THERE is still time for people to comment on ideas for future sea defences at Felixstowe – and they can do so on-line.More than 200 residents attended a special exhibition at the town's leisure centre to see the options for protecting the south of the resort, the area devastated by the 1953 floods.

THERE is still time for people to comment on ideas for future sea defences at Felixstowe – and they can do so on-line.

More than 200 residents attended a special exhibition at the town's leisure centre to see the options for protecting the south of the resort, the area devastated by the 1953 floods.

Consultants Halcrow showed designs for fishtail rock groynes and offshore reefs to help keep beach levels high.

Some sea walls would also be raised to cope with rising sea levels caused by global warming.

"Felixstowe is already protected to a standard sufficient to guard against

an event similar to 1953," said Andy Smith, Suffolk Coastal council cabinet member for planning.

"The need now is to improve that standard for the future and ensure that defences are replaced and upgraded as they wear out."

The consultants' draft report for Felixstowe can be found on Suffolk Coastal's website. If people visit www.suffolkcoastal.gov.uk/info/coastdefence.html, they can give their views on-line.

Visitors to the exhibition were told flooding was a very real possibility for parts of Felixstowe unless new defences are built.

Results of a new study show the town's Manor Wall and defences to the west of Landguard Fort are in a "poor state of repair".

Andy Schofield, project manager for Halcrow, said the options for reefs and groynes had been through a technical, environmental and economic assessment.

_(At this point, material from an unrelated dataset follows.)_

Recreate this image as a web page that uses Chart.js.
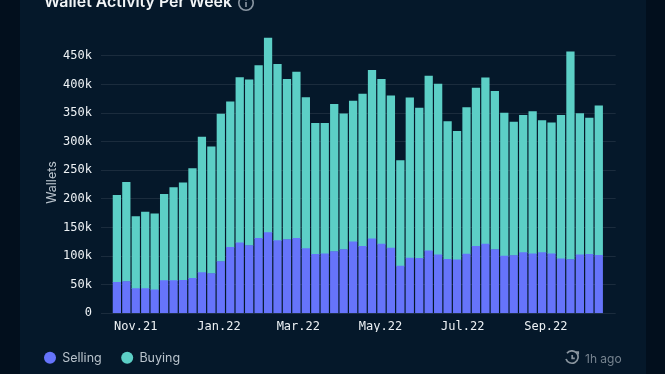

"It is not an exercise we are just going through – the public view will be taken into account when final decisions are made on which scheme is to be built.

"Felixstowe is a resort and there is an issue of coastal amenity and leisure use and what people – residents and businesses – would prefer to see," he said.

Mr Schofield added that concern material was being washed from the beach into the shipping channels was unfounded.

Only a small amount of material was lost from Felixstowe's shore. The knolls at the Ferry could break up and increase beach heights naturally in the years ahead, but this was not guaranteed, he said.